• Given task
Will you write out the data exactly, excluding every picture?

• Code that draws figures
◆ ◆ ◆ ◆ ◆
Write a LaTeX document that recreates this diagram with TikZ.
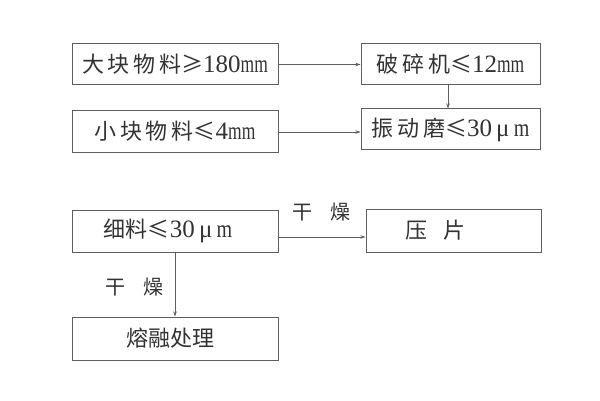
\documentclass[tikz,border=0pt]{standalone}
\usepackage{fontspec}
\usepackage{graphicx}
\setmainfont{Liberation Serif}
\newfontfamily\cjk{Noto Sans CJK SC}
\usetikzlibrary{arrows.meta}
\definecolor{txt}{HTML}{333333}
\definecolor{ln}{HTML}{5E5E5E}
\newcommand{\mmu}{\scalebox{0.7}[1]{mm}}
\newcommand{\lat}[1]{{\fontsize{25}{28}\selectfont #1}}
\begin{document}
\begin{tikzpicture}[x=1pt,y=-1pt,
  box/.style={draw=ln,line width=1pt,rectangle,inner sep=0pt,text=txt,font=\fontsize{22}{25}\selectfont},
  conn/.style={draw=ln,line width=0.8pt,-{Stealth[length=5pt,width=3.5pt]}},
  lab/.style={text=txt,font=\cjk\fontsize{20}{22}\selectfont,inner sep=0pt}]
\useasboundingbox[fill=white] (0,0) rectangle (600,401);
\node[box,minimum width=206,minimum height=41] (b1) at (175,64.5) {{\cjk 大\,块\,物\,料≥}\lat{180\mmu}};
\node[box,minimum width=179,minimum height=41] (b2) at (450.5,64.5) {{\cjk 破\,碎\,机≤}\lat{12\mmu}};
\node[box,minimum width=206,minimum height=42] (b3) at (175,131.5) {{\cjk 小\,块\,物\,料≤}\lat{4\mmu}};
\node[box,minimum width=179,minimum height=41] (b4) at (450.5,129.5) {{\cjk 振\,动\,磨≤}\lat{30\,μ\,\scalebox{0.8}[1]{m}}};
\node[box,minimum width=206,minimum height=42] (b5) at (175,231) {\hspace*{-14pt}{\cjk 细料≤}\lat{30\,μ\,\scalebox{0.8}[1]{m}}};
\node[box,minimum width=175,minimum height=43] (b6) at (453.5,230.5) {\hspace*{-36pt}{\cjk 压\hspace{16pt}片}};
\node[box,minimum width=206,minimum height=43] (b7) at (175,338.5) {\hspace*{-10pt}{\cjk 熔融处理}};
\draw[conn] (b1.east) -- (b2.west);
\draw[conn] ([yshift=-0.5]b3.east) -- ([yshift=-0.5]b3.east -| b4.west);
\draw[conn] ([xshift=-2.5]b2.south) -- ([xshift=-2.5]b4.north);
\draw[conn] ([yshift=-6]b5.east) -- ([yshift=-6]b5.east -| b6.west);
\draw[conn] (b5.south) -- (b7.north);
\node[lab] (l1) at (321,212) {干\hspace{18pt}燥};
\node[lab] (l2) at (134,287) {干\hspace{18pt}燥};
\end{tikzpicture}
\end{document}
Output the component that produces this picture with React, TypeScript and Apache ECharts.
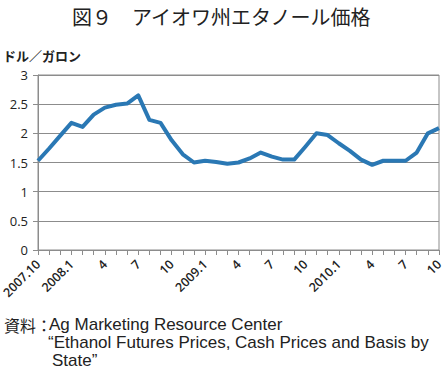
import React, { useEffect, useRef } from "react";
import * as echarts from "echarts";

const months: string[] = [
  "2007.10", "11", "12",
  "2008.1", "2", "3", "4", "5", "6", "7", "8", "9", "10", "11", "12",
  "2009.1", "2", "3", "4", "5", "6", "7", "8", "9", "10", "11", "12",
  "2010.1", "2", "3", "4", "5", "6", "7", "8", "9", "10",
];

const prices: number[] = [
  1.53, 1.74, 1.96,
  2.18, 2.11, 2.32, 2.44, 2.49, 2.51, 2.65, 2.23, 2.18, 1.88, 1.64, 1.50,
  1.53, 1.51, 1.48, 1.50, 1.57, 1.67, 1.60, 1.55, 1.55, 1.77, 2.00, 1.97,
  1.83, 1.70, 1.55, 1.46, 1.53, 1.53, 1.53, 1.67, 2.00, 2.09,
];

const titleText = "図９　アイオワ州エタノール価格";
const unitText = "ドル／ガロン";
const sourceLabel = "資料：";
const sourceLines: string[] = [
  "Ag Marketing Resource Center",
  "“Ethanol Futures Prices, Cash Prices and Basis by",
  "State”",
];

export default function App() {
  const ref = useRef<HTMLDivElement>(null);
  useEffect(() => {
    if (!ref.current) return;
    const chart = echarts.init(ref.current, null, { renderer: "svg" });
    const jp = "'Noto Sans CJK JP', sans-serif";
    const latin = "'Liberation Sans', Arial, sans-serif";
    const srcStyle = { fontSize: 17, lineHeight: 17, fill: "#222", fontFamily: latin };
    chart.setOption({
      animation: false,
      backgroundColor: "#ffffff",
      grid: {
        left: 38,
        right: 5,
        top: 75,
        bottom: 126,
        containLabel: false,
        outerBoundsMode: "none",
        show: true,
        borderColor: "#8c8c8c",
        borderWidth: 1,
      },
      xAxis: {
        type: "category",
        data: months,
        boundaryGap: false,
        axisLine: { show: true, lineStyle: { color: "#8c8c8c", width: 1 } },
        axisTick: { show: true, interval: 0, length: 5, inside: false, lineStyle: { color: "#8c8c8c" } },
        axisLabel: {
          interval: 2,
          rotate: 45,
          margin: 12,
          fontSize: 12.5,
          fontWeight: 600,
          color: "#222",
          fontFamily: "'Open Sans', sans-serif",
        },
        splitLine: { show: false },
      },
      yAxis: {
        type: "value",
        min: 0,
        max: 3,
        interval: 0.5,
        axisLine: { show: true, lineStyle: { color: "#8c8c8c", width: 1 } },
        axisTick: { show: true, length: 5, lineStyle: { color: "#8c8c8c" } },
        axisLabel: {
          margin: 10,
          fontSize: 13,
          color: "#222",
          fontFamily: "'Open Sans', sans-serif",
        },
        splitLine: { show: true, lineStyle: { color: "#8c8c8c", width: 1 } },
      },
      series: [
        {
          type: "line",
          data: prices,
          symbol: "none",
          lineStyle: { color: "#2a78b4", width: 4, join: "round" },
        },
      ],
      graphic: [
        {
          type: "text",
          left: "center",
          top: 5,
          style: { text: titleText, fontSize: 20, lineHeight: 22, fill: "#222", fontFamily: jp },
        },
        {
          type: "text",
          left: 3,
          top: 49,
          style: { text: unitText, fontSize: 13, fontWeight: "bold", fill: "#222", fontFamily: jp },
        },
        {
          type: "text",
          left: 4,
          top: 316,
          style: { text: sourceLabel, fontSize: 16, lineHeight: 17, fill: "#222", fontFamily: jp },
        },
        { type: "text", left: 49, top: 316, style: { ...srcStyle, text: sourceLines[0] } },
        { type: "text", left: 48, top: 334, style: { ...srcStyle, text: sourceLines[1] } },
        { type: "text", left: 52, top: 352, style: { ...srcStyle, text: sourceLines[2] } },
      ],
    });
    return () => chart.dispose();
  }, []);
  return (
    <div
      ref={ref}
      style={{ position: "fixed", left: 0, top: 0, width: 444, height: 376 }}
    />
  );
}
◆ ◆ ◆ ◆ ◆
• Final result
Write a LaTeX document that recreates this diagram with TikZ.
\documentclass[tikz,border=0pt]{standalone}
\usepackage{fontspec}
\usepackage{graphicx}
\setmainfont{Liberation Serif}
\newfontfamily\cjk{Noto Sans CJK SC}
\usetikzlibrary{arrows.meta}
\definecolor{txt}{HTML}{333333}
\definecolor{ln}{HTML}{5E5E5E}
\newcommand{\mmu}{\scalebox{0.7}[1]{mm}}
\newcommand{\lat}[1]{{\fontsize{25}{28}\selectfont #1}}
\begin{document}
\begin{tikzpicture}[x=1pt,y=-1pt,
  box/.style={draw=ln,line width=1pt,rectangle,inner sep=0pt,text=txt,font=\fontsize{22}{25}\selectfont},
  conn/.style={draw=ln,line width=0.8pt,-{Stealth[length=5pt,width=3.5pt]}},
  lab/.style={text=txt,font=\cjk\fontsize{20}{22}\selectfont,inner sep=0pt}]
\useasboundingbox[fill=white] (0,0) rectangle (600,401);
\node[box,minimum width=206,minimum height=41] (b1) at (175,64.5) {{\cjk 大\,块\,物\,料≥}\lat{180\mmu}};
\node[box,minimum width=179,minimum height=41] (b2) at (450.5,64.5) {{\cjk 破\,碎\,机≤}\lat{12\mmu}};
\node[box,minimum width=206,minimum height=42] (b3) at (175,131.5) {{\cjk 小\,块\,物\,料≤}\lat{4\mmu}};
\node[box,minimum width=179,minimum height=41] (b4) at (450.5,129.5) {{\cjk 振\,动\,磨≤}\lat{30\,μ\,\scalebox{0.8}[1]{m}}};
\node[box,minimum width=206,minimum height=42] (b5) at (175,231) {\hspace*{-14pt}{\cjk 细料≤}\lat{30\,μ\,\scalebox{0.8}[1]{m}}};
\node[box,minimum width=175,minimum height=43] (b6) at (453.5,230.5) {\hspace*{-36pt}{\cjk 压\hspace{16pt}片}};
\node[box,minimum width=206,minimum height=43] (b7) at (175,338.5) {\hspace*{-10pt}{\cjk 熔融处理}};
\draw[conn] (b1.east) -- (b2.west);
\draw[conn] ([yshift=-0.5]b3.east) -- ([yshift=-0.5]b3.east -| b4.west);
\draw[conn] ([xshift=-2.5]b2.south) -- ([xshift=-2.5]b4.north);
\draw[conn] ([yshift=-6]b5.east) -- ([yshift=-6]b5.east -| b6.west);
\draw[conn] (b5.south) -- (b7.north);
\node[lab] (l1) at (321,212) {干\hspace{18pt}燥};
\node[lab] (l2) at (134,287) {干\hspace{18pt}燥};
\end{tikzpicture}
\end{document}
Output the component that produces this picture with React, TypeScript and Apache ECharts.
import React, { useEffect, useRef } from "react";
import * as echarts from "echarts";

const months: string[] = [
  "2007.10", "11", "12",
  "2008.1", "2", "3", "4", "5", "6", "7", "8", "9", "10", "11", "12",
  "2009.1", "2", "3", "4", "5", "6", "7", "8", "9", "10", "11", "12",
  "2010.1", "2", "3", "4", "5", "6", "7", "8", "9", "10",
];

const prices: number[] = [
  1.53, 1.74, 1.96,
  2.18, 2.11, 2.32, 2.44, 2.49, 2.51, 2.65, 2.23, 2.18, 1.88, 1.64, 1.50,
  1.53, 1.51, 1.48, 1.50, 1.57, 1.67, 1.60, 1.55, 1.55, 1.77, 2.00, 1.97,
  1.83, 1.70, 1.55, 1.46, 1.53, 1.53, 1.53, 1.67, 2.00, 2.09,
];

const titleText = "図９　アイオワ州エタノール価格";
const unitText = "ドル／ガロン";
const sourceLabel = "資料：";
const sourceLines: string[] = [
  "Ag Marketing Resource Center",
  "“Ethanol Futures Prices, Cash Prices and Basis by",
  "State”",
];

export default function App() {
  const ref = useRef<HTMLDivElement>(null);
  useEffect(() => {
    if (!ref.current) return;
    const chart = echarts.init(ref.current, null, { renderer: "svg" });
    const jp = "'Noto Sans CJK JP', sans-serif";
    const latin = "'Liberation Sans', Arial, sans-serif";
    const srcStyle = { fontSize: 17, lineHeight: 17, fill: "#222", fontFamily: latin };
    chart.setOption({
      animation: false,
      backgroundColor: "#ffffff",
      grid: {
        left: 38,
        right: 5,
        top: 75,
        bottom: 126,
        containLabel: false,
        outerBoundsMode: "none",
        show: true,
        borderColor: "#8c8c8c",
        borderWidth: 1,
      },
      xAxis: {
        type: "category",
        data: months,
        boundaryGap: false,
        axisLine: { show: true, lineStyle: { color: "#8c8c8c", width: 1 } },
        axisTick: { show: true, interval: 0, length: 5, inside: false, lineStyle: { color: "#8c8c8c" } },
        axisLabel: {
          interval: 2,
          rotate: 45,
          margin: 12,
          fontSize: 12.5,
          fontWeight: 600,
          color: "#222",
          fontFamily: "'Open Sans', sans-serif",
        },
        splitLine: { show: false },
      },
      yAxis: {
        type: "value",
        min: 0,
        max: 3,
        interval: 0.5,
        axisLine: { show: true, lineStyle: { color: "#8c8c8c", width: 1 } },
        axisTick: { show: true, length: 5, lineStyle: { color: "#8c8c8c" } },
        axisLabel: {
          margin: 10,
          fontSize: 13,
          color: "#222",
          fontFamily: "'Open Sans', sans-serif",
        },
        splitLine: { show: true, lineStyle: { color: "#8c8c8c", width: 1 } },
      },
      series: [
        {
          type: "line",
          data: prices,
          symbol: "none",
          lineStyle: { color: "#2a78b4", width: 4, join: "round" },
        },
      ],
      graphic: [
        {
          type: "text",
          left: "center",
          top: 5,
          style: { text: titleText, fontSize: 20, lineHeight: 22, fill: "#222", fontFamily: jp },
        },
        {
          type: "text",
          left: 3,
          top: 49,
          style: { text: unitText, fontSize: 13, fontWeight: "bold", fill: "#222", fontFamily: jp },
        },
        {
          type: "text",
          left: 4,
          top: 316,
          style: { text: sourceLabel, fontSize: 16, lineHeight: 17, fill: "#222", fontFamily: jp },
        },
        { type: "text", left: 49, top: 316, style: { ...srcStyle, text: sourceLines[0] } },
        { type: "text", left: 48, top: 334, style: { ...srcStyle, text: sourceLines[1] } },
        { type: "text", left: 52, top: 352, style: { ...srcStyle, text: sourceLines[2] } },
      ],
    });
    return () => chart.dispose();
  }, []);
  return (
    <div
      ref={ref}
      style={{ position: "fixed", left: 0, top: 0, width: 444, height: 376 }}
    />
  );
}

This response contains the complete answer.